Arkani-Hamed recently made Popular Science’s “Brilliant 10” list in its October issue for his research on the idea that our universe may be only one of many “multiverses” and that additional dimensions may exist.

Arkani-Hamed’s favorite topic of discussion is the Large Hadron Collider (LHC) experiment, a 27-kilometer-long machine that will begin operation in 2007, combining two beams of particles at incredibly high speeds and energy and will help test his contributions to the multiverse hypothesis.

“This experiment is much more important than anything to do with me,” he said. “It’s really going to tell us something fundamental about the world.”

Physicists have tried for years to find the value of the cosmological constant, a number supposedly responsible for keeping particles in our universe stable. But scientists’ calculations always overshoot the actual value. For decades, the issue of how such a finely-tuned constant could exist has puzzled top scholars.

“If any constants of nature were a tiny bit different it would totally disturb the universe,” Arkani-Hamed explained. The theory of multiverses posits that there are many universes with different sets of natural laws—and cosmological constants. Some universes have tiny constants, while others have large constants corresponding to accelerating forces that result in uninhabitable, instable universes.

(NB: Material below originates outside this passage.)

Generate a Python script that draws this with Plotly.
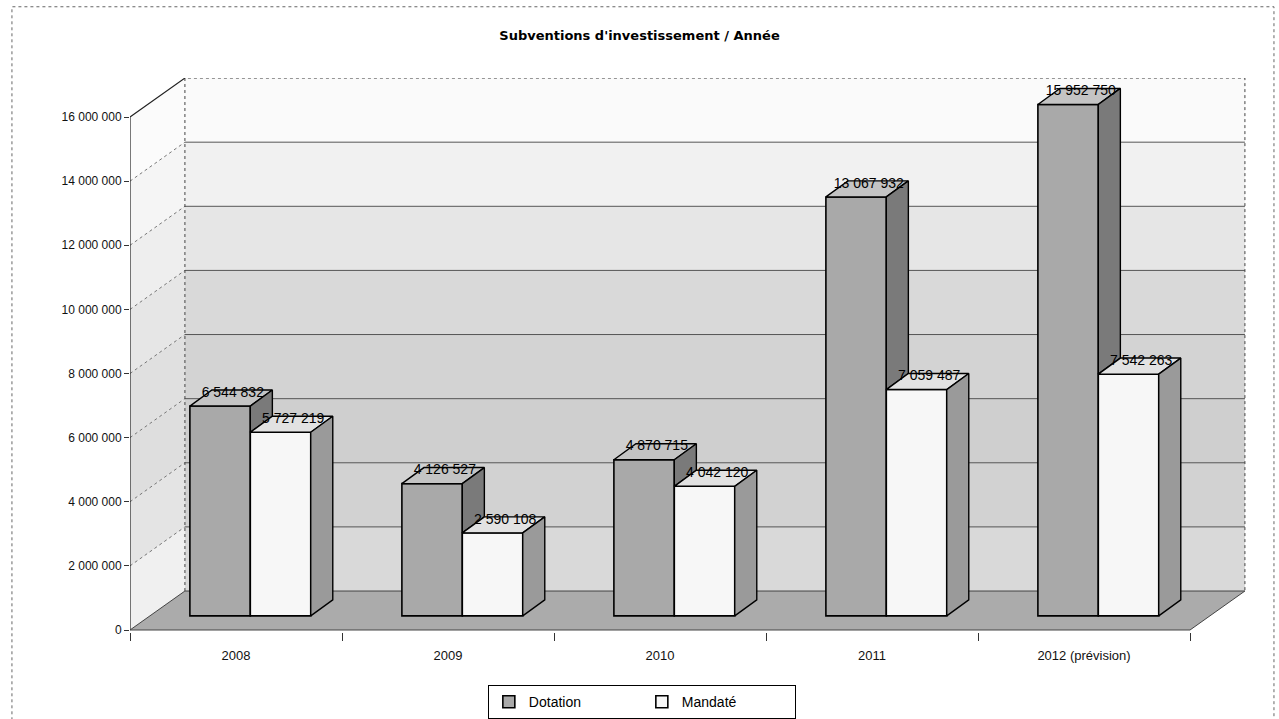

Arkani-Hamed said that different multiverses might have different, randomly set cosmological constants which would explain the existence of such a specific universal property.

He recently proposed a model for new physics, called split supersymmetry—which theorizes that half of all particles in the universe have partner particles. He said that if the results of the LHC experiment reveal split supersymmetry, “it would be a tremendous push in the direction of a multiverse.”

“Right now a lot of people are on the fence,” about the theory of a multiverse, Arkani-Hamed said. “I think if the LHC sees split super symmetry it’s over.”

In his other work, Arkani-Hamed has theorized that extra dimensions exist, in addition to the three dimensions of space and the fourth dimension of time. He reasoned that gravity only appears to be weaker than other forces—such as electromagnetism—because it is diluted over more space.

If gravity is not weaker than other forces, he said that the effects of string theory could be observed more directly through experimentation, which would put an end to physicists’ studying forces at shorter and shorter distances.

“The fundamental theory that unifies gravity with everything else would not take place at ultra short distances but right above our heads,” he said. He added that there may be gigantic extra dimensions of space if this is in fact true.

Mallinckrodt Professor of Physics Howard M. Georgi ’68 wrote in an e-mail that Arkani-Hamed’s work on split supersymmetry could be just as important as his research on large extra dimensions, but only time will tell. It is possible that the LHC will show evidence that Arkani-Hamed is correct about extra dimensions instead of split supersymmetry.

“Since we don’t know what is going to show up at the LHC, we don’t know what is going to be most important,” he wrote.